John Miller



 

«John Miller “Encore de la merde ?“ »
Beaux Arts magazine, Paris, août 1999, p. 14

À Grenoble, le Magasin expose les oeuvres de John Miller. Mauvais goût assuré. L'artiste américain le revendique comme une stratégie artistique. But avoué : décoder les stéréotypes de la société américaine…
«De qui se moque-t-on ?», pourrait-on dire en découvrant le travail de John Miller. Des assemblages d'objets recouverts d'un empâtement excrémentiel, un mannequin qui semble littéralement avoir «marché dedans», un tas de déchets où se mélange la terre, l'argent et des godemichés, cela a de quoi déconcerter. Ce serait prendre au premier degré ce qui relève d'une critique élaborée.

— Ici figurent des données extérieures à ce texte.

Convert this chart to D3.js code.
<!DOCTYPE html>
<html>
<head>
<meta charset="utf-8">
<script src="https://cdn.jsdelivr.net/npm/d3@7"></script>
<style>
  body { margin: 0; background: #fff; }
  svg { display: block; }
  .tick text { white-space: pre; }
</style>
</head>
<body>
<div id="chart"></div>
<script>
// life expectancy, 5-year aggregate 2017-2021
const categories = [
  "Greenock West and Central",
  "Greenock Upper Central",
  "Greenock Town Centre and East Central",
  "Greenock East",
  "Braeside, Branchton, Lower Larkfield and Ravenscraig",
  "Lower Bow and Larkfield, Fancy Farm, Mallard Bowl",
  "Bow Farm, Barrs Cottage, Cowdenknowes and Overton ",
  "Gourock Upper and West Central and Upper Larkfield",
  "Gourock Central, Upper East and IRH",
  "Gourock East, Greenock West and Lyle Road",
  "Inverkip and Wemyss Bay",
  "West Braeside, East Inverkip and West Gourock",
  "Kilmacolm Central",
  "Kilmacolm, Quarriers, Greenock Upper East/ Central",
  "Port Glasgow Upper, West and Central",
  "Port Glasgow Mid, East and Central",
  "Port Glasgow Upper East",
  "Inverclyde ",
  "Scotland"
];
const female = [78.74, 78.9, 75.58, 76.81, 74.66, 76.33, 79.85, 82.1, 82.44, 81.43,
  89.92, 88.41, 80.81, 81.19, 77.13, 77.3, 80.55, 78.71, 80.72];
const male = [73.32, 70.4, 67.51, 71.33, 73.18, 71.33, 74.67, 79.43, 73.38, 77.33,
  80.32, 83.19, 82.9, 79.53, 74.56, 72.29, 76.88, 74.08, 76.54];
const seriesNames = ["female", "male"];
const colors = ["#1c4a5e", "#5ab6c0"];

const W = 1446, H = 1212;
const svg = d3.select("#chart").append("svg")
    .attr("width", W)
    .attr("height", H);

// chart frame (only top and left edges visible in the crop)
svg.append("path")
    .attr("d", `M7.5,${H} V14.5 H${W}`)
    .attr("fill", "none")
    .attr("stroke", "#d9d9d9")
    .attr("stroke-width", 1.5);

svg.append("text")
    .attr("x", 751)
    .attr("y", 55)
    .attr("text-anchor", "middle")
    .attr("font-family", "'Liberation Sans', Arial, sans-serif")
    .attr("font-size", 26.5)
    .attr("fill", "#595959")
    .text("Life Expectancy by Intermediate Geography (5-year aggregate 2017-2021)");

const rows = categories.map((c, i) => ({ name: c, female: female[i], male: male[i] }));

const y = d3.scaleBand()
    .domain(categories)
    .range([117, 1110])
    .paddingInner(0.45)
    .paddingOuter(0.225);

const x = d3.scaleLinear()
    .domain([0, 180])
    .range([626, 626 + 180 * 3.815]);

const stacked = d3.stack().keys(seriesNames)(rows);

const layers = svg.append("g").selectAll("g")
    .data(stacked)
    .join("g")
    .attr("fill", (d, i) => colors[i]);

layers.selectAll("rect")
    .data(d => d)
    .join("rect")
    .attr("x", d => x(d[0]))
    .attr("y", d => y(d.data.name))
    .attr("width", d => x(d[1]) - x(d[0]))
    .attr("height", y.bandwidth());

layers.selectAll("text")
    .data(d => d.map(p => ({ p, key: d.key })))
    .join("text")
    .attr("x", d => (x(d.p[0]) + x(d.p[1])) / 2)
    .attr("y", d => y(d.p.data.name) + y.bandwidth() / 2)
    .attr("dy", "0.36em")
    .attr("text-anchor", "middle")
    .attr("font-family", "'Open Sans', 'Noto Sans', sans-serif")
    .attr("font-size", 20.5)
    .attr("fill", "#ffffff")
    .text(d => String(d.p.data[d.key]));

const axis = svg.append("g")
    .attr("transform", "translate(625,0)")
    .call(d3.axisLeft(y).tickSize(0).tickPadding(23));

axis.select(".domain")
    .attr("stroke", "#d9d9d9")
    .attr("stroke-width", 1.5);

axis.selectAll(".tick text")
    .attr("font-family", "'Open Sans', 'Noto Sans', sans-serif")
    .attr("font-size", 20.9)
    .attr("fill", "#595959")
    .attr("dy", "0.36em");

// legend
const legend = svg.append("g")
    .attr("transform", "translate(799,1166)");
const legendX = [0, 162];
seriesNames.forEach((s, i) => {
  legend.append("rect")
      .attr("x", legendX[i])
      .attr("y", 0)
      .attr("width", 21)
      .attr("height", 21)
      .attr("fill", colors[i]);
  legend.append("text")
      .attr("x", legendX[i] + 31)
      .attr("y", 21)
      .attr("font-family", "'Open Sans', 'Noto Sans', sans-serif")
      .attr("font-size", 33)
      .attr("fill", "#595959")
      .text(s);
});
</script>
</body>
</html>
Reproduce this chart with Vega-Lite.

John Miller est issu de Cal Arts, l'école fondée par Walt Disney à Los Angeles, devenue bastion de l'avant-garde conceptuelle des années 70. L’artiste américain appartient au courant ayant digéré la déconstruction post-moderniste et qui, à la suite de John Baldessari et Mike Kelley, travaille au décodage des stéréotypes qui fondent la société américaine.
Théoricien et critique, John Miller, professeur à l'université de Yale dans le Connecticut, développe une analyse ironique de l'art et de ses moyens de production. Cela passe par une stratégie provocatrice basée sur l'utilisation de la culture populaire, du mauvais goût, du grotesque. Il s'inscrit dans le courant camp (littéralement, «mauvais goût») qui se répand sur la côte ouest à partir des années 70 et trouve un début de reconnaissance dans les années 90 avec des figures telles que Paul McCarthy, Jim Shaw et Mike Kelley. Au contraire du kitsch esthétisant d'un Jeff Koons qui suit le phénomène pop, le camp revendique une vulgarité brute, sans séduction. Au-delà de l'aspect scatologique, le contenu des oeuvres de Miller nous éclaire de manière significative sur la société du spectacle et pose des questions fondamentales sur les enjeux de l'art aujourd'hui.
Elles portent sur l'opposition réel/symbolique dans la représentation, sur les passages art/marchandise dans le contexte d'une économie capitaliste et leur impact sur le spectateur. L'artiste joue toujours sur l'ambiguïté de l'apparence et le paradoxe de la fabrication des images. Ainsi, dans une série de toiles peintes d'après photographies, la banalité des clichés de l'Ouest américain contraste avec l'emploi de subtils glacis comme pour The Fatalistic Game, 1995. L'impasto qui recouvre ses assemblages n'est pas un résidu de déchets, mais la lente élaboration de couches de pâte à modeler et de peinture acrylique. Ses peintures récentes réalisées à l'ordinateur subissent un traitement très élaboré de surimpression et de recomposition telle Turn into Earth, 1999.
Dans cette oeuvre, le sujet est le jeu télévisé dont il ne reste plus que le décor. L'animateur et les concurrents ont été effacés sans laisser de trace. Que ce soit par la construction de la touche ou la saturation de la surface, la préoccupation du faire n'est pas de l'ordre du métier mais d'une activité répétitive et systématisée. Ce sera au public de décoder l'évidence d'un jeu dont il est quotidiennement le protagoniste.